Sick of the cold, searching for spring

At some point every winter it becomes impossible to keep pretending I like cold weather and I look for the slightest encouragement possible to go in search of spring. Usually, I can hold out to mid- to late February. With this year’s unrelenting cold I only made it until Friday. When the temperature hit a balmy 50 degrees mid afternoon, I closed shop, got out the the day hikers and headed to Umstead.

If you’re familiar with the piedmont of North Carolina you know that finding even the earliest harbingers of spring on January 28 is the mission of a daft man. Under the mildest of circumstances, the best sign of emerging life that one can hope for this early is the migration of spotted salamanders from their overwintering homes underground to their breeding spots in vernal pools. That, however, doesn’t happen until the first warm rains of the year, and what precipitation we have had has been in the form of cold, often to the point of being solid, rain. The best I could expect was to stumble upon a thermal pocket offering shelter to a dainty hepatica with its vibrant violet pedals, or a shy trout lily whose downcast bloom sprouts unobtrusively from the flower’s showier mottled green leaves.

I’ll end the suspense early: I found no evidence that spring is just around the corner. No hepatica blooms flashed from the coppery brown forest floor, no trout lily blooms towered above their leaves. I did see a number of trout lily leaves, mostly in protected draws, but no hint of blooms. Much as I crave the return of warm — even lukewarm will do — weather, there remains much to be said for a winter hike.

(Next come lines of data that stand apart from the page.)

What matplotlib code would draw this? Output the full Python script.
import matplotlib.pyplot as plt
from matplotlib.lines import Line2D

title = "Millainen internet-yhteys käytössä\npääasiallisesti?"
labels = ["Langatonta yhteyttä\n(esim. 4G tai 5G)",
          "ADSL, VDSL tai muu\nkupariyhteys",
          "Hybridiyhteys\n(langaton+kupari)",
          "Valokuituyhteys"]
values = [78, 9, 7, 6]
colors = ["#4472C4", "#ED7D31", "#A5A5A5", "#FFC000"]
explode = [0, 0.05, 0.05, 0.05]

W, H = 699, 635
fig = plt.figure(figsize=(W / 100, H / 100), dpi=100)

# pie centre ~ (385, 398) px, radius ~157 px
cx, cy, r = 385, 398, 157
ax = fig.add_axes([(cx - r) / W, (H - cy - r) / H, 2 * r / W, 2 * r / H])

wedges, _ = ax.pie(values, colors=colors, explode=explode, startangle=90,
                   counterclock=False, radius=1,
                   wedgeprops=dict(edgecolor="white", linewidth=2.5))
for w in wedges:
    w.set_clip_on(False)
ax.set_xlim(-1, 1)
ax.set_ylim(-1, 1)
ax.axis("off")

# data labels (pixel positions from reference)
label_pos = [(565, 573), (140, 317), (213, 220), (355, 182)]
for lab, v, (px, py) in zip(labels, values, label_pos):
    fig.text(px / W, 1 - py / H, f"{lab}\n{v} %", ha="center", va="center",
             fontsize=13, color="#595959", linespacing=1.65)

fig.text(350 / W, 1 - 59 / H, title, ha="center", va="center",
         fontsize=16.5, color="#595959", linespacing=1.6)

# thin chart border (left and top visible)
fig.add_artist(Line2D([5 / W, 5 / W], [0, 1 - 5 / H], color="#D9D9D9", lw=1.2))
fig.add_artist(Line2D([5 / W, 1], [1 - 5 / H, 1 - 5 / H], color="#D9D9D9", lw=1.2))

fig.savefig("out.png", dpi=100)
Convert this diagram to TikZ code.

A few images from the hike … .

4 thoughts on “Sick of the cold, searching for spring”

  1. Trout lilies in January? Like you I look for the first spotting of of the season of this plant. I believe the earliest was Feb. 11 in Duke Forest, Korstian Division. Sorry for being a Doubting Thomas, but do you have a picture? Did not see one in the slideshow accompanying the article.

    1. Heavens to Mergatroyd, Jim! I’ve mistaken the mottled leaves of the trout lily with the heart-shaped mottled leaves of wild ginger! What an incredible rookie mistake; I need to get out on the Eno River Association’s Spring Wildflower Hikes when they start in March. Apologies for the false alarm. I’ll take a wildflower guide on my next scouting trip. (Any recommendations?)

      1. Sure. A good starter for this area is Wildflowers of North Carolina (Second Edition) by William S. Justice, C. Ritchie Bell, and Anne H. Lindsay.
        The other plant, in case you did not know, is Spotted Wintergreen, also called Pipsissewa.
        And while we’re on the subject… in your 100 Hikes book the picture of the tree taken at Johnston Mill Nature preserve is a sycamore — not a beech as you say in the book. I’m by no means a botanist, but you may want to check with one before you ID plants for publication.

      2. Thanks for the guidebook top. I don’t believe I’ve seen that particular guide; I have “Fall Color and Woodland Harvests” by Bell & Lindsay and it’s nicely done. Especially like the pocket guide you can take on the trail.